7. You are also an expert on airline scene. What do you think of the changes in that segment in the region? What do you think of Air Serbia, in the context of its six-year-long business ‘marriage’ with Etihad, Air Croatia, the new airport in Zagreb, Vinci taking over Belgrade airport, the Serbian government now running the airport in Niš and such?
In collaboration with Etihad, Air Serbia has managed to substantially increase traffic at Belgrade airport and thus regain its dominant position in the region. However, Etihad is not doing so well, particularly when it comes to its expansion format in Europe.
Croatia Airlines has to find a strategic partner in order to prevent a complete collapse, and the transfer of concession of the airport to the European consortia is a bad thing.
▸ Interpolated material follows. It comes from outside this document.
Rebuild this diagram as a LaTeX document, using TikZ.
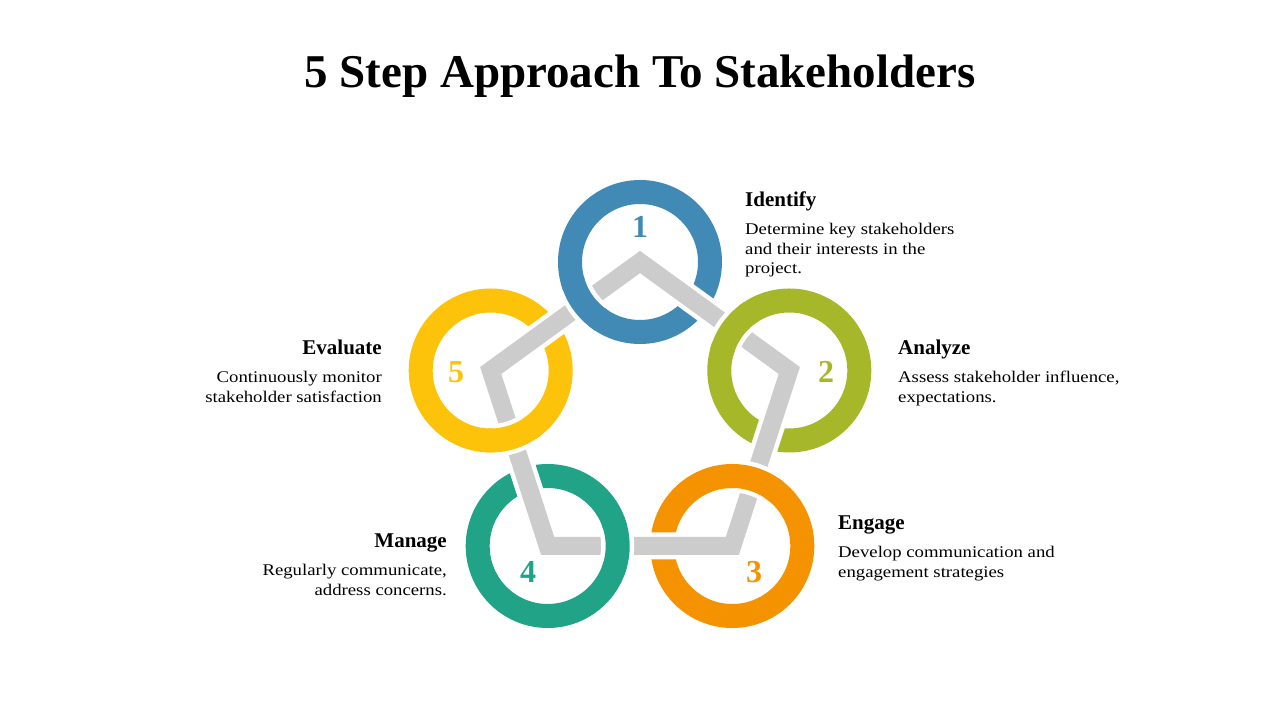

We should have picked a Korean or an American partner that had also competed. But once you enter the immediate European orbit, your hands are bound. Large German and French companies are a disaster for aviation. We should now do business with the Poles, and you should do it with the Hungarians. As for Niš Airport, I really don’t know what to tell you. I would not give airports to cities to run. They are always seen as a job opportunity rather than a development chance.
8.This year, we are marking centenary of the Paris Peace Conference, 80 years since the beginning of the Second World War and 30 years since the fall of the Berlin Wall. What do you think, in which direction is Europe heading?
Europe is being re-feudalized. They succeeded in getting rid of the British, the EU’s best country, while ethatism now dominates over liberalism, and is accompanied by left-wing and leftist populism, which, at its margins, is transforming itself into neo-Communist fascism, that is, right-wing pro-Russian Nazism. I would say that, ideologically speaking, this is not such a major problem, but that the biggest problem lies in the sclerotic economy, which cannot function because of the double terror from the Brussels bureaucratic regulation and the oligopolistic collision of large European corporations which are very successful and which are, actually, keeping Europe alive. If you lack medium-sized capitalists, well, at least you have the big ones. In fact, what is most worrying is the composition and average values of the European governments. It’s been a long time since we witnessed such mediocrity. Countries are run by former teachers, third-grade pencil pushers from regional governments, and nerds devoid of charisma. Incompetent governments lead to economic crises, but as my friend, an economist, says, European crises are the only good thing in Europe at the moment, as they are a sort of a stress test for their institutions.